Wednesday, December 08, 2010

Book Review: Kennedy Must Be Killed

Boy howdy, this is an interesting book.

In 1976, a book by Carl Oglesby, The Yankee and Cowboy War, posited that the "old money" fellows of the snooty Eastern Seaboard were, and had been, engaged in a power struggle with the rough-and-tumble "new money" exemplified by the Texas Oil barons and their ilk.  Cowboys and Yankees.

A view of the Kennedy assassination similar to Oglesby's viewpoint is expressed in this novel by Chuck Helppie.

It varies between a third-person "framing" narrative set in the 1978 world of the HSCA -- The House Select Committee on Assassinations -- and the first-person narrative of Patrick McCarthy, a man who dedicates his life to serving his country.

It's up to the reader to decide if McCarthy succeeds.

First off, let's get my pet peeve out of the way, proofreading.  I would give this book a 98 out of 100.  There are only a couple of typoes, along with the sadly typical use of "pouring" (which you do with a pitcher of water) when the author meant to say "poring" (which is examining or studying something).

This is a novel that uses the character of Patrick McCarthy to cover a period from 1976 to 1978 and the American scene.  Without spoiling the particulars of the book, let's just say that McCarthy meets most of the people involved, or suspected of being involved, when the JFK assassination is discussed.

I must say that the story is told in such a way that yep, it makes sense for this person to have been here at this time.  It makes sense at this time for McCarthy to have been at so-and-so location, and to have met a certain person.  To me, at least, the person of McCarthy as a guy trying to do what's asked of him, for his country's sake, makes sense.

I too have had some self-examining moments when I realize how much the things I have intended, have gone wrong.  Not to this extent, of course.

As to historicity:
In my database of 1900+ books I have in my "Fortress of Markitude" here, this Kennedy Must Be Killed makes 81 that I have categorized under "assassinations."  And, yes, I have read them. 

I actually can't come up with anything in my little ol' memory that conflicts with something presented historically in Kennedy Must Be Killed.  Now, I didn't sit down and check anything off a checklist, but nothing "rang false" to me as I read the book.  A heck of a lot of exposition is handled pretty well as discussions between McCarthy and his two college buddies, who take on other rolse in life as time passes.
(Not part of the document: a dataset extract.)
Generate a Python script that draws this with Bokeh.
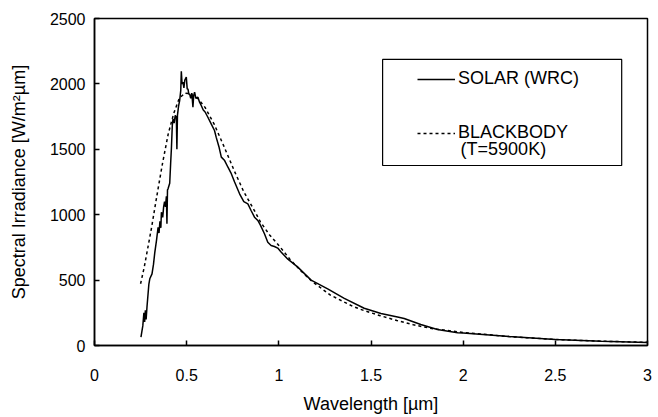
from bokeh.plotting import figure
from bokeh.models import (Range1d, FixedTicker, CustomJSTickFormatter, Legend,
                          LegendItem, Label, BoxAnnotation)
from bokeh.embed import file_html
from bokeh.resources import INLINE

# ---- data ----
solar_wl = [0.252, 0.262, 0.268, 0.272, 0.276, 0.280, 0.285, 0.295, 0.300, 0.312,
            0.320, 0.327, 0.336, 0.345, 0.350, 0.355, 0.360, 0.363, 0.370, 0.375,
            0.380, 0.385, 0.390, 0.393, 0.396, 0.399, 0.408, 0.413, 0.417, 0.422,
            0.426, 0.432, 0.438, 0.444, 0.447, 0.450, 0.456, 0.462, 0.468, 0.471,
            0.475, 0.480, 0.485, 0.490, 0.498, 0.503, 0.507, 0.512, 0.516, 0.522,
            0.528, 0.534, 0.538, 0.543, 0.550, 0.561, 0.570, 0.579, 0.590, 0.600,
            0.615, 0.633, 0.651, 0.660, 0.675, 0.688, 0.706, 0.724, 0.740, 0.760,
            0.787, 0.810, 0.832, 0.850, 0.868, 0.886, 0.900, 0.922, 0.940, 0.958,
            0.976, 0.994, 1.012, 1.049, 1.103, 1.175, 1.265, 1.355, 1.463, 1.554,
            1.644, 1.680, 1.770, 1.860, 1.970, 2.000, 2.250, 2.500, 2.750, 3.000]
solar_irr = [64, 150, 250, 180, 270, 200, 300, 470, 510, 548,
             620, 710, 800, 904, 860, 950, 900, 1019, 980, 1060,
             1100, 1060, 1140, 930, 1190, 1198, 1240, 1390, 1500, 1680,
             1733, 1700, 1760, 1745, 1500, 1760, 1830, 1873, 1950, 2097,
             2000, 2013, 1970, 2030, 2052, 1960, 1962, 1920, 1924, 1890,
             1930, 1822, 1910, 1937, 1890, 1898, 1860, 1835, 1800, 1785,
             1745, 1695, 1644, 1593, 1520, 1440, 1414, 1363, 1320, 1250,
             1160, 1100, 1083, 1030, 981, 956, 920, 854, 790, 765,
             757, 745, 715, 660, 599, 500, 433, 360, 285, 245,
             218, 206, 160, 122, 98, 95, 68, 45, 32, 22]

bb_wl = [0.25, 0.27, 0.29, 0.31, 0.33, 0.35, 0.37, 0.40, 0.43, 0.46,
         0.49, 0.52, 0.56, 0.60, 0.65, 0.70, 0.76, 0.81, 0.87, 0.90,
         0.95, 1.00, 1.06, 1.12, 1.18, 1.28, 1.40, 1.46, 1.55, 1.64,
         1.73, 1.83, 2.00, 2.25, 2.50, 2.75, 3.00]
bb_irr = [472, 600, 752, 905, 1075, 1240, 1400, 1618, 1775, 1890,
          1930, 1925, 1890, 1820, 1690, 1530, 1330, 1175, 1025, 945,
          845, 765, 660, 570, 490, 385, 300, 268, 228, 191,
          158, 130, 100, 68, 46, 33, 24]

x_ticks = [0, 0.5, 1, 1.5, 2, 2.5, 3]
y_ticks = [0, 500, 1000, 1500, 2000, 2500]

solar_name = "SOLAR (WRC)"
bb_name = "BLACKBODY"
bb_note = "(T=5900K)"
x_title = "Wavelength [µm]"
y_title = "Spectral Irradiance [W/m²µm]"

FONT = "Liberation Sans"

p = figure(width=658, height=417, output_backend="svg", toolbar_location=None,
           x_range=Range1d(0, 3), y_range=Range1d(0, 2500),
           min_border_left=94, min_border_right=11, min_border_top=18,
           min_border_bottom=72)
p.background_fill_color = "white"
p.border_fill_color = "white"
p.xgrid.visible = False
p.ygrid.visible = False
p.outline_line_color = "black"
p.outline_line_width = 1.5

r_solar = p.line(solar_wl, solar_irr, line_color="black", line_width=1.5)
r_bb = p.line(bb_wl, bb_irr, line_color="black", line_width=1.5, line_dash="3 3")

for ax in (p.xaxis[0], p.yaxis[0]):
    ax.axis_line_color = "black"
    ax.axis_line_width = 1.5
    ax.major_tick_line_color = "black"
    ax.major_tick_line_width = 1.5
    ax.major_tick_in = 5
    ax.major_tick_out = 0
    ax.minor_tick_in = 0
    ax.minor_tick_out = 0
    ax.major_label_text_font = FONT
    ax.major_label_text_font_size = "16px"
    ax.major_label_text_color = "black"
    ax.axis_label_text_font = FONT
    ax.axis_label_text_font_size = "18px"
    ax.axis_label_text_font_style = "normal"
    ax.axis_label_text_color = "black"

p.xaxis.ticker = FixedTicker(ticks=x_ticks)
p.xaxis.formatter = CustomJSTickFormatter(code="return String(tick);")
p.xaxis.major_label_standoff = 23
p.xaxis.axis_label = x_title
p.xaxis.axis_label_standoff = 10

p.yaxis.ticker = FixedTicker(ticks=y_ticks)
p.yaxis.major_label_standoff = 9
p.yaxis.axis_label = y_title
p.yaxis.axis_label_standoff = 18

# legend frame
p.add_layout(BoxAnnotation(left=1.563, right=2.860, top=2187, bottom=1376,
                           fill_alpha=0, line_color="black", line_alpha=1,
                           line_width=1.2))

legend = Legend(items=[LegendItem(label=solar_name, renderers=[r_solar]),
                       LegendItem(label=bb_name, renderers=[r_bb])],
                location=(323, 202), padding=0, margin=0, spacing=33,
                glyph_width=38, glyph_height=20, label_height=20,
                label_standoff=3, border_line_alpha=0, background_fill_alpha=0,
                label_text_font=FONT, label_text_font_size="18px",
                label_text_color="black")
p.add_layout(legend, "center")

p.add_layout(Label(x=1.986, y=1506, text=bb_note, text_font=FONT,
                   text_font_size="18px", text_baseline="middle",
                   text_color="black"))

open("out.html", "w").write(file_html(p, INLINE))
Now, even this book at 600 pages must necessarily pass over a LOT of the things entailed in the JFK murder.  For some in-depth creepiness, read the five volumes of  Inside the Assassinations Records Review Board, by Douglas P Horne.  Horne was the Chief Analyst for Military Records for the Assassinations Records Review Board.  He has read the records that prove such things as the Zapruder film alterations and the falsified autopsy results, and such -- all things that could be accomplished by the folks described in Kennedy Must Be Killed

So, it's a pretty interesting book, and covers a lot of possible rationales behind the folks who, beyond reasonable doubts, were involved in the murder of a duly elected President.  Mr Helppie does a really good job of presenting WHY these people were able to rationalize such a coup d'etat as service to their country.

One depressing observation I'd like to make is that both the cowboys and the yankees are elitists and fascists.  They feel that we poor plebians exist only to serve the "greater good" of whatever our country requires of us. 

Saddest of all, they think that they have the right to decide what that greater good is.

So, if I've piqued your interest, check out the book!